Jyaku Oct 5, 2010 1:23 PM

FZ cameras - minimum shutter speed
 
I always felt 1/4 is too slow, maybe 1/15 or 1/30 is more fitting. So I am curious, what do you set your individual minimum shutter speed at?

Hards80 Oct 5, 2010 2:00 PM

well there is no universal minimum. it depends on focal length.

the old rule is 1/equivelent focal length. which with today's image stabilization you can go 1.5-2 stops slower. and of course from there other variables come into play, like stability of footing, can you lean against a doorway, how much coffee you ate, do you in general shake alot.

i myself am not a steady person, so i tend to stay closer to the 1/focal length if possible even with stabilization. others drink less caffeine and can do better.

shoturtle Oct 5, 2010 4:26 PM

the caffeine thing is not always the case, I am a coffee addict. But do a pretty solid job with long shutter speeds. Be nice to us caffeine addicts. LOL

But back to topic. 1/focal length is a good rule of thumb.

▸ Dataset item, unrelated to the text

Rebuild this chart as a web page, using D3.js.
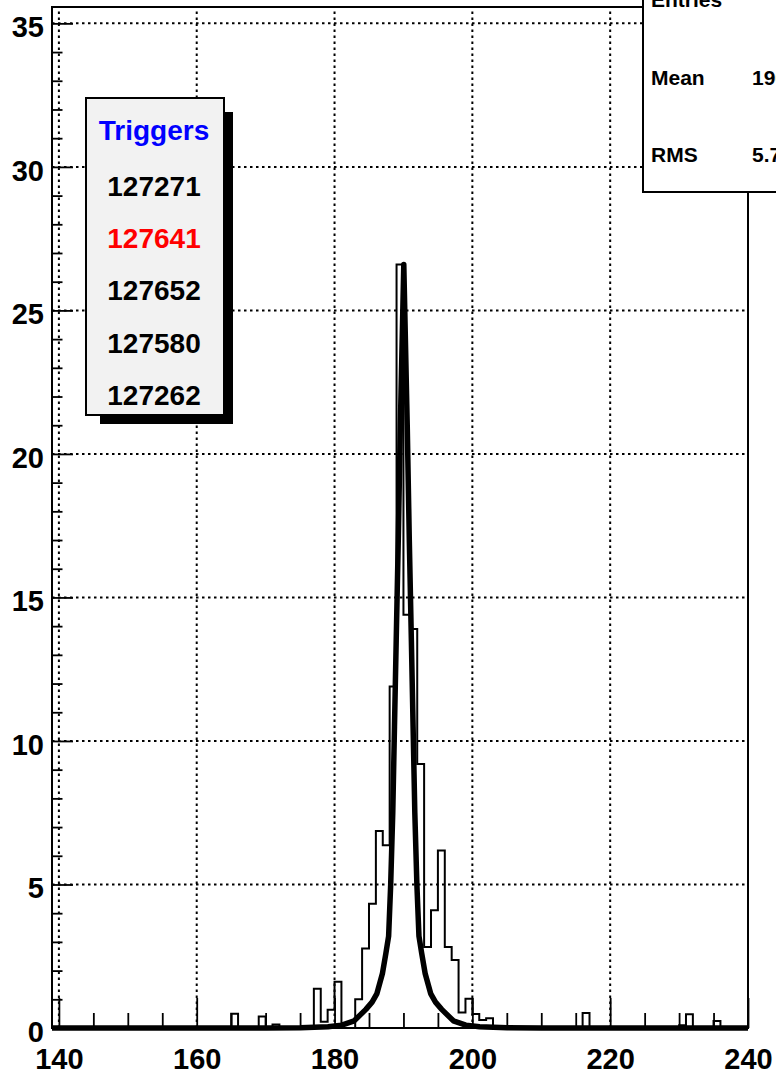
<!DOCTYPE html>
<html><head><meta charset="utf-8">
<script src="https://cdn.jsdelivr.net/npm/d3@7"></script>
<style>
html,body{margin:0;padding:0;background:#fff;overflow:hidden;}
svg{display:block;}
text{font-family:"Liberation Sans",Arial,Helvetica,sans-serif;font-weight:bold;}
</style></head>
<body>
<svg id="chart" width="776" height="1079"></svg>
<script>
// ---- data ----
const xTicks = [140, 160, 180, 200, 220, 240];
const yTicks = [0, 5, 10, 15, 20, 25, 30, 35];
// histogram: low edge of each non-empty bin (bin width 1) and its content
const binLow = [165, 169, 171, 177, 178, 179, 180, 183, 184, 185, 186, 187, 188, 189, 190, 191, 192, 193, 194, 195, 196, 197, 198, 199, 200, 201, 202, 216, 230, 231, 235];
const binVal = [0.5, 0.4, 0.12, 1.37, 0.22, 0.64, 1.61, 1.0, 2.77, 4.33, 6.86, 6.37, 11.9, 26.6, 14.4, 13.9, 9.2, 2.82, 4.1, 6.18, 2.82, 2.37, 0.54, 1.02, 0.49, 0.28, 0.34, 0.52, 0.1, 0.48, 0.24];
// fitted function
const fitX = [139, 170.05, 175.05, 179.05, 181.05, 182.85, 184.55, 185.45, 186.15, 186.95, 187.45, 187.85, 188.15, 188.45, 188.7, 188.95, 189.25, 189.55, 190.05, 190.55, 190.85, 191.15, 191.4, 191.65, 191.95, 192.25, 192.65, 193.15, 193.95, 194.65, 195.55, 197.25, 199.05, 201.05, 205.05, 210.05, 240];
const fitY = [0, 0, 0.01, 0.04, 0.1, 0.25, 0.65, 0.9, 1.2, 1.9, 2.6, 3.2, 5.0, 7.5, 10.5, 13.5, 17, 21, 26.6, 21, 17, 13.5, 10.5, 7.5, 5.0, 3.2, 2.6, 1.9, 1.2, 0.9, 0.65, 0.25, 0.1, 0.04, 0.01, 0, 0];
const triggers = ["127271", "127641", "127652", "127580", "127262"];
const triggerColors = ["#000000", "#ff0000", "#000000", "#000000", "#000000"];
const legendTitle = "Triggers";
const statNames = ["Entries", "Mean", "RMS"];
const statValues = ["209", "190.1", "5.741"];

// ---- layout ----
const svg = d3.select("#chart");
const L = 52, R = 748, T = 7, B = 1028;
const x = d3.scaleLinear().domain([139, 240]).range([L, R]);
const y = d3.scaleLinear().domain([0, 35.57]).range([B, T]);

// grid
const grid = svg.append("g").attr("stroke", "#000").attr("stroke-width", 2).attr("stroke-dasharray", "2.5,3.5");
grid.selectAll("line.gx").data(xTicks).join("line").attr("class", "gx")
  .attr("x1", d => x(d)).attr("x2", d => x(d)).attr("y1", B).attr("y2", T);
grid.selectAll("line.gy").data(yTicks).join("line").attr("class", "gy")
  .attr("x1", L).attr("x2", R).attr("y1", d => y(d)).attr("y2", d => y(d));

// histogram
const histPts = [[139, 0]];
const valMap = new Map(binLow.map((b, i) => [b, binVal[i]]));
for (let b = 139; b < 240; b++) {
  const v = valMap.get(b) || 0;
  histPts.push([b, v], [b + 1, v]);
}
histPts.push([240, 0]);
const line = d3.line().x(d => x(d[0])).y(d => y(d[1]));
svg.append("path").attr("d", line(histPts)).attr("fill", "none")
  .attr("stroke", "#000").attr("stroke-width", 2).attr("stroke-linejoin", "miter");

// fit curve
svg.append("path").attr("d", line(fitX.map((d, i) => [d, fitY[i]]))).attr("fill", "none")
  .attr("stroke", "#000").attr("stroke-width", 5.5).attr("stroke-linejoin", "round");

// axes
const yMinor = d3.range(0, 36).filter(v => v % 5 !== 0);
const xMinor = d3.range(140, 241, 5).filter(v => v % 20 !== 0);

const gy = svg.append("g").attr("transform", `translate(${L},0)`)
  .call(d3.axisLeft(y).tickValues(yTicks).tickSizeInner(-21).tickSizeOuter(0).tickPadding(8).tickFormat(d3.format("d")));
const gyMinor = svg.append("g").attr("transform", `translate(${L},0)`)
  .call(d3.axisLeft(y).tickValues(yMinor).tickSizeInner(-10.5).tickSizeOuter(0).tickFormat(""));
const gx = svg.append("g").attr("transform", `translate(0,${B})`)
  .call(d3.axisBottom(x).tickValues(xTicks).tickSizeInner(-30).tickSizeOuter(0).tickPadding(20).tickFormat(d3.format("d")));
const gxMinor = svg.append("g").attr("transform", `translate(0,${B})`)
  .call(d3.axisBottom(x).tickValues(xMinor).tickSizeInner(-15).tickSizeOuter(0).tickFormat(""));
[gy, gyMinor, gx, gxMinor].forEach(g => {
  g.select(".domain").remove();
  g.selectAll(".tick line").attr("stroke", "#000").attr("stroke-width", 1.8);
  g.selectAll("text").attr("fill", "#000").attr("font-size", 29)
    .attr("font-family", '"Liberation Sans",Arial,sans-serif').attr("font-weight", "bold");
});
gy.selectAll("text").attr("dy", 13.5);
gx.selectAll("text").attr("dy", "0.71em");

// frame
svg.append("rect").attr("x", L).attr("y", T).attr("width", R - L).attr("height", B - T)
  .attr("fill", "none").attr("stroke", "#000").attr("stroke-width", 2);

// legend box with shadow
const lg = svg.append("g");
lg.append("rect").attr("x", 100).attr("y", 112).attr("width", 133).attr("height", 312).attr("fill", "#000");
lg.append("rect").attr("x", 86).attr("y", 98).attr("width", 138).attr("height", 317)
  .attr("fill", "#f2f2f2").attr("stroke", "#000").attr("stroke-width", 2);
lg.append("text").attr("x", 154).attr("y", 140).attr("text-anchor", "middle")
  .attr("font-size", 28).attr("fill", "#0000ff").text(legendTitle);
lg.selectAll("text.trig").data(triggers).join("text").attr("class", "trig")
  .attr("x", 154).attr("y", (d, i) => 196 + i * 52.2).attr("text-anchor", "middle")
  .attr("font-size", 28).attr("fill", (d, i) => triggerColors[i]).text(d => d);

// stats box
const sg = svg.append("g");
sg.append("rect").attr("x", 643).attr("y", -20).attr("width", 200).attr("height", 212)
  .attr("fill", "#fff").attr("stroke", "#000").attr("stroke-width", 2);
sg.selectAll("text.sn").data(statNames).join("text").attr("class", "sn")
  .attr("x", 651).attr("y", (d, i) => 7 + i * 77.5).attr("font-size", 21).attr("fill", "#000").text(d => d);
sg.selectAll("text.sv").data(statValues).join("text").attr("class", "sv")
  .attr("x", (d, i) => i === 0 ? 790 : 752).attr("y", (d, i) => 7 + i * 77.5).attr("font-size", 21).attr("fill", "#000").text(d => d);
</script>
</body></html>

sdromel Oct 5, 2010 5:25 PM

The shutter is completely a function of the situation and what needs to be done. In a low light situation, stationary subject, I might press the camera against the side of a tree and hold for stability and use what ever shutter is necessary to attain a satisfactory lower ISO shot.

mtclimber Oct 5, 2010 7:28 PM

sdromel is correct-

There is no fixed minimum shutter speed. It is all based on the photo situation.

To be safe, you can always depend on 1/focal length to get an idea where shutter speed becomes questionable.

Sarah Joyce

Tullio Oct 6, 2010 12:20 PM

Well, the rule-of-thumb for shutter speed is 1/focal length. So, if you are shooting at 500mm, you should have S=1/500. However, this RoT was created way back when when cameras/lenses had no image stabilization. Today, some manufacturers claim that their IS can save up to 4 fstops. This means if your camera is one of these, then 1/60 would be the minimum shutter speed you should use to avoid blurriness caused by camera shake (1/60, 1/125, 1/250 and 1/500 - 4 ftops). However, I think most cameras will give you about 1 1/2 - 2 fstops. So, shooting at 1/500 I'd say the shutter should be around 1/125. Of course this is, as the name says, a rule-of-thumb. If you have steady hands, you can go as low as 1/60 and still get a decent shot at 500mm but it will be a hit and miss type of thing. I'm assuming hand-held shooting, of course.